St. Joseph High School was an all-girls Catholic high school in Brooklyn, New York. Established in 1904 by the Sisters of St. Joseph (CSJ) and basing their educational mission on CSJ principles, St. Joseph High School was located within the Diocese of Brooklyn.

== History ==
Established in 1904 in downtown Brooklyn, St. Joseph High School was founded by the Sisters of St. Joseph of Brentwood, New York.

In the beginning, SJHS provided a two-year commercial curriculum to the daughters of immigrants and the working class. In 1936, SJHS became a four-year high school, and in 1965 it adopted a college preparatory curriculum.

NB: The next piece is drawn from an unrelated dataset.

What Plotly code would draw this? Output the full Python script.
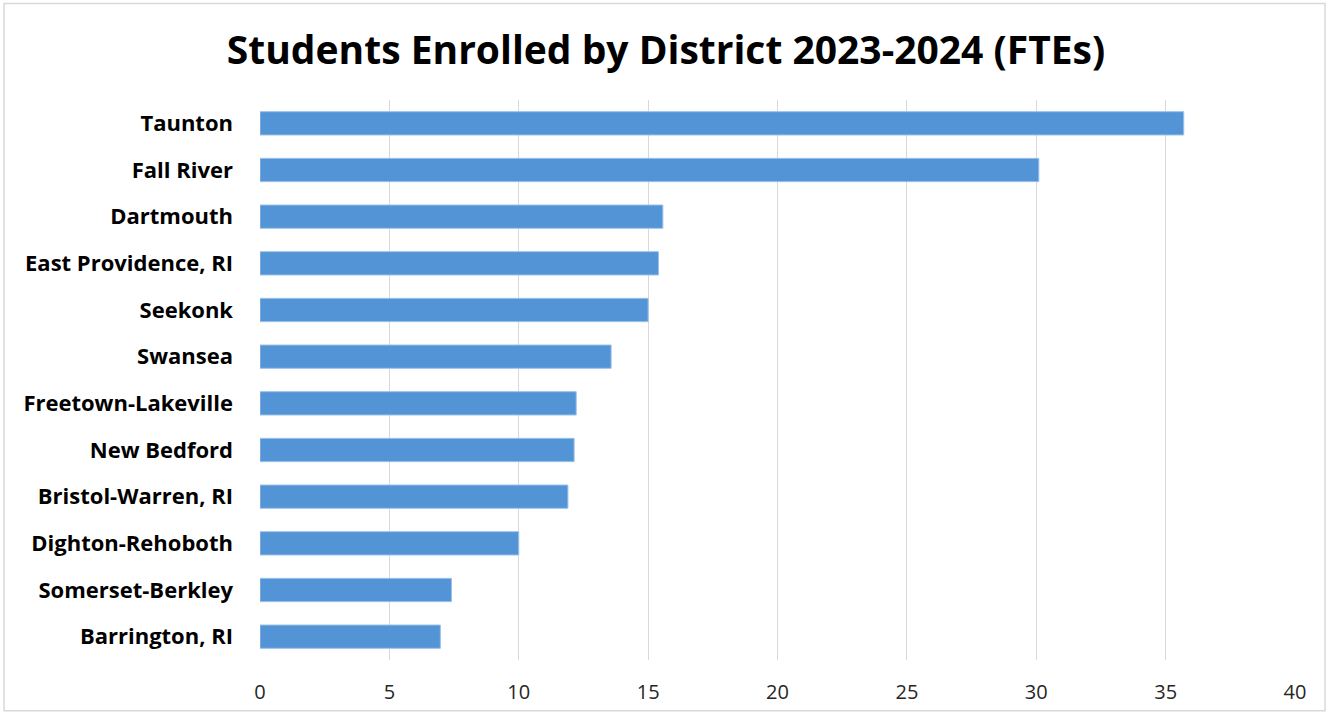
import plotly.graph_objects as go

districts = ["Taunton", "Fall River", "Dartmouth", "East Providence, RI", "Seekonk",
             "Swansea", "Freetown-Lakeville", "New Bedford", "Bristol-Warren, RI",
             "Dighton-Rehoboth", "Somerset-Berkley", "Barrington, RI"]
ftes = [35.7, 30.1, 15.57, 15.4, 15.0, 13.57, 12.22, 12.14, 11.9, 10.0, 7.4, 6.97]
x_ticks = [0, 5, 10, 15, 20, 25, 30, 35, 40]

W, H = 1328, 717
ml, mr, mt, mb = 260, 33, 100, 54

fig = go.Figure(go.Bar(
    y=districts, x=ftes, orientation="h", width=0.5,
    marker=dict(color="#5294D6", line=dict(color="#9CC2EA", width=1)),
))

pw = W - ml - mr
ph = H - mt - mb
def px_x(p): return (p - ml) / pw
def px_y(p): return (H - mb - p) / ph

fig.add_shape(type="rect", xref="paper", yref="paper",
              x0=px_x(4), x1=px_x(1325), y0=px_y(714), y1=px_y(3),
              line=dict(color="#D9D9D9", width=1.5), fillcolor="rgba(0,0,0,0)")

fig.update_layout(
    width=W, height=H,
    margin=dict(l=ml, r=mr, t=mt, b=mb),
    paper_bgcolor="white", plot_bgcolor="white",
    title=dict(text="<b>Students Enrolled by District 2023-2024 (FTEs)</b>",
               x=0.5, xanchor="center", xref="paper", y=1 - 50 / H, yanchor="middle",
               yref="container",
               font=dict(family="Open Sans", size=39, color="black")),
    showlegend=False,
    bargap=0.5,
)
fig.update_layout(title_x=(666 - ml) / pw)
fig.update_xaxes(range=[0, 40], tickvals=x_ticks, showgrid=True, gridcolor="#D9D9D9",
                 gridwidth=1, zeroline=False, showline=False, ticks="",
                 ticklabelstandoff=18,
                 tickfont=dict(family="Open Sans", size=20, color="#262626"))
fig.update_yaxes(autorange="reversed", showgrid=False, zeroline=False, showline=False,
                 ticks="", ticklabelstandoff=26,
                 tickfont=dict(family="Open Sans", size=22, color="black", weight="bold"))

fig.write_html("out.html")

In 2019, it was announced that St. Joseph High School would permanently close in June 2020.

==Academic curriculum==
All students are required to take 4 years of English, Religious Studies, Mathematics and Social Studies, 3 years of Science, and 3 years of Spanish, Physical Education, Dance, Art, or Computer Technology. They may also take electives in Fine Arts, Business, Mathematics, Psychology, Science Research, Journalism and Yearbook.

== Athletics ==
Source:
- Basketball A member of the Catholic High School Girls Athletic Association, the Basketball Teams play on the varsity and junior varsity levels. The teams enjoy a partnership with St. Francis College, where they practice and play home games.
- Softball A member of the Catholic High School Girls Athletic Association, the softball team plays on junior varsity level. Home games are played locally at Commodore Barry Park or McLaughlin Park.
- Track & Field A member of the Catholic High School Athletic Association, the Track and Field Team meets twice a week at the Brooklyn Bridge, the Cadman Plaza Park, the school's fitness room, The Brooklyn Promenade and Tillary Park. During the winter, the team meets at the YMCA gym to perfect skills in jogging, power walking, weight training, Zumba fitness and proper daily nutrition. The team competes at the Colgate Games for Women.
- Volleyball Intramural volleyball team practices and plays at St. Francis College.
- Step Team A 10-year tradition at SJHS, stepping is a sport that uses the body as a percussive instrument, creating complex beats through movements including stomping, clapping and shouting. Stepping is rooted in movement and rhythm traditions from African and African Diaspora cultures. The SJHS Step Team won first place in the 2017 CHSAA Championships.